But Macon tied the game with 3:54 left in regulation play when Mayhem newcomer Lane King scored his first goal for the team after a shot block bounced his way.

“Their tying goal was a tough break for us,” Lucas Herrmann said. “We had a really good shot block there and just an unlucky bounce. But I thought we did a lot of good things tonight and we do appreciate the crowd. I wish we could have pulled that out for them.”

The Ice Flyers were in position to pull it out when Macon’s Billy Jerry was whistled for a holding penalty with 1:14 left in the overtime. The Ice Flyers had several good looks, several hard shots, but Poreda made the stops.

And then in the five-player shootout, Macon’s Alex Laplante, the team’s first shooter, wristed a shot through Fulcher’s pads. All five Ice Flyers shooters were thwarted to end the game.

“Guys are here to do a job. If you’re paid to be offensive, you put those guys out there on the ice… and we have some guys with dry spells right now,” Graham said. “We’ve got to try and change some things up and maybe move some lines around.

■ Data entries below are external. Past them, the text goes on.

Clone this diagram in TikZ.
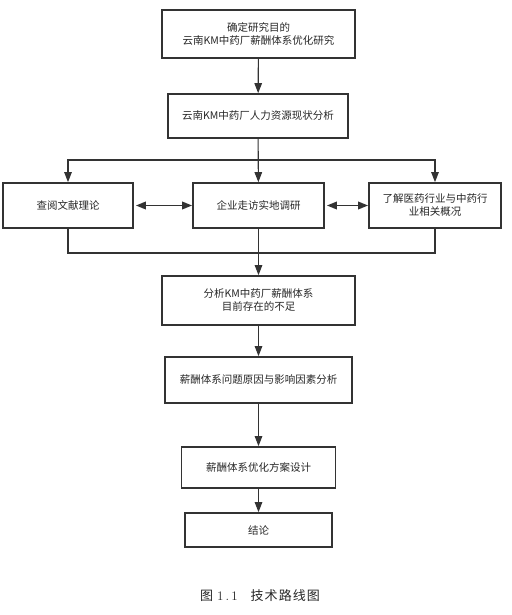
\documentclass[tikz,border=0pt]{standalone}
\usepackage{fontspec}
\newfontfamily\cjk{Noto Sans CJK SC}
\usetikzlibrary{arrows.meta}
\definecolor{linegray}{HTML}{333333}
\begin{document}
\begin{tikzpicture}[x=1pt,y=-1pt,>={Triangle[length=10pt,width=7.5pt]},
  stepbox/.style={draw=linegray,line width=1.7pt,align=center,inner sep=0pt,
    font=\cjk\fontsize{10.5}{13}\selectfont,text=black!85},
  flow/.style={draw=linegray,line width=1.1pt}]
\useasboundingbox (0,0) rectangle (511,615);
% main column
\node[stepbox,minimum width=193pt,minimum height=48pt] (aim) at (258.5,34) {确定研究目的\\云南KM中药厂薪酬体系优化研究};
\node[stepbox,minimum width=180pt,minimum height=44pt] (hr) at (258,116) {云南KM中药厂人力资源现状分析};
% three methods
\node[stepbox,minimum width=130pt,minimum height=45pt] (lit) at (68,205.5) {查阅文献理论};
\node[stepbox,minimum width=131pt,minimum height=45pt] (visit) at (258.5,205.5) {企业走访实地调研};
\node[stepbox,minimum width=132pt,minimum height=45pt] (ind) at (435,205.5) {了解医药行业与中药行\\业相关概况};
\node[stepbox,minimum width=193pt,minimum height=49pt] (lack) at (258.5,300.5) {分析KM中药厂薪酬体系\\目前存在的不足};
\node[stepbox,minimum width=187pt,minimum height=46pt] (cause) at (258.5,380) {薪酬体系问题原因与影响因素分析};
\node[stepbox,minimum width=154pt,minimum height=41pt] (plan) at (258.5,467.5) {薪酬体系优化方案设计};
\node[stepbox,minimum width=147pt,minimum height=34pt] (end) at (258.5,530) {结论};
\coordinate (split) at (258.5,160);
\coordinate (merge) at (258.5,253);
% connectors
\draw[flow,->] (aim) -- (hr);
\draw[flow,->] (hr) -- (visit);
\draw[flow,->] (split) -| (lit);
\draw[flow,->] (split) -| (ind);
\draw[flow,<->,line width=1.8pt,shorten <=2pt] (lit) -- (visit);
\draw[flow,<->,line width=1.8pt,shorten <=2pt] (visit) -- (ind);
\draw[flow] (lit.south) |- (merge) -| (ind.south);
\draw[flow,->] (visit) -- (lack);
\draw[flow,->] (lack) -- (cause);
\draw[flow,->] (cause) -- (plan);
\draw[flow,->] (plan) -- (end);
\node[font=\cjk\fontsize{13}{15}\selectfont,text=black!85] (cap) at (260,596) {\addfontfeature{LetterSpace=8}图\ \rmfamily 1\,.\,1\quad\cjk\addfontfeature{LetterSpace=8}技术路线图};
\end{tikzpicture}
\end{document}
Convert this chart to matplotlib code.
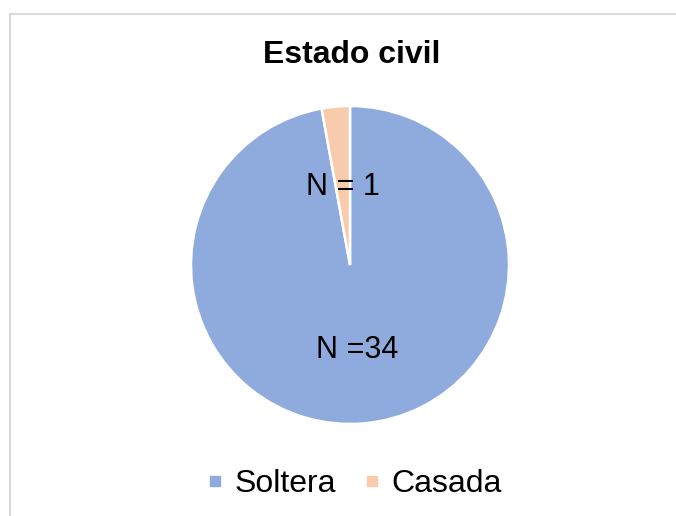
import matplotlib
matplotlib.use("Agg")
import matplotlib.pyplot as plt
from matplotlib.lines import Line2D

# datos
categorias = ["Soltera", "Casada"]
valores = [34, 1]
etiquetas = ["N =34", "N = 1"]
colores = ["#8FAADC", "#F8CBAD"]

plt.rcParams['font.family'] = ['Liberation Sans', 'DejaVu Sans']

W, H = 676, 516
fig = plt.figure(figsize=(W / 100, H / 100), dpi=100)

# marco gris del grafico
fig.add_artist(Line2D([10 / W, 1], [1 - 13.5 / H] * 2, color="#D9D9D9", lw=1.5))
fig.add_artist(Line2D([10 / W] * 2, [0, 1 - 13.5 / H], color="#D9D9D9", lw=1.5))

cx, cy, r = 350, 265, 159
ax = fig.add_axes([(cx - r) / W, (H - cy - r) / H, 2 * r / W, 2 * r / H])
wedges, texts = ax.pie(valores, labels=etiquetas, colors=colores, startangle=90,
                       counterclock=False, labeldistance=0.51,
                       wedgeprops=dict(edgecolor="white", linewidth=1.8),
                       textprops=dict(fontsize=22, color="black"))
# excel coloca las etiquetas un poco distinto
for t, k in zip(texts, [1.05, 0.96]):
    x, y = t.get_position()
    t.set_position((x * k, y * k))
    t.set_ha("center")
    t.set_va("center")
ax.set_xlim(-1, 1)
ax.set_ylim(-1, 1)
ax.set_aspect("equal")
ax.axis("off")

fig.text(351.5 / W, 1 - 55 / H, "Estado civil", ha="center", va="center",
         fontsize=23, fontweight="bold")

handles = [Line2D([], [], ls="none", marker="s", markersize=6.5, color=c) for c in colores]
fig.legend(handles, categorias, loc="center", bbox_to_anchor=(356 / W, 1 - 484 / H),
           ncol=2, frameon=False, fontsize=23, handlelength=0.3,
           handletextpad=0.45, columnspacing=1.0)

fig.savefig("out.png", dpi=100)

“I hate doing that, but at this point as a coach, you have to entertain all things to get the team going in the right direction.”

For more photos, click here.

WHAT’S NEXT?

WHO: Ice Flyers vs. Roanoke Rail Yard Dawgs

WHEN: Friday-Saturday (Jan. 26-27), both games at 6:05 p.m. CST.

WHERE: Berglund Center, Roanoke, Va

Comments

One Response to “Ice Flyers Have Another Special Saturday Crowd On Mardi Gras Night, But Fall In OT Against Macon”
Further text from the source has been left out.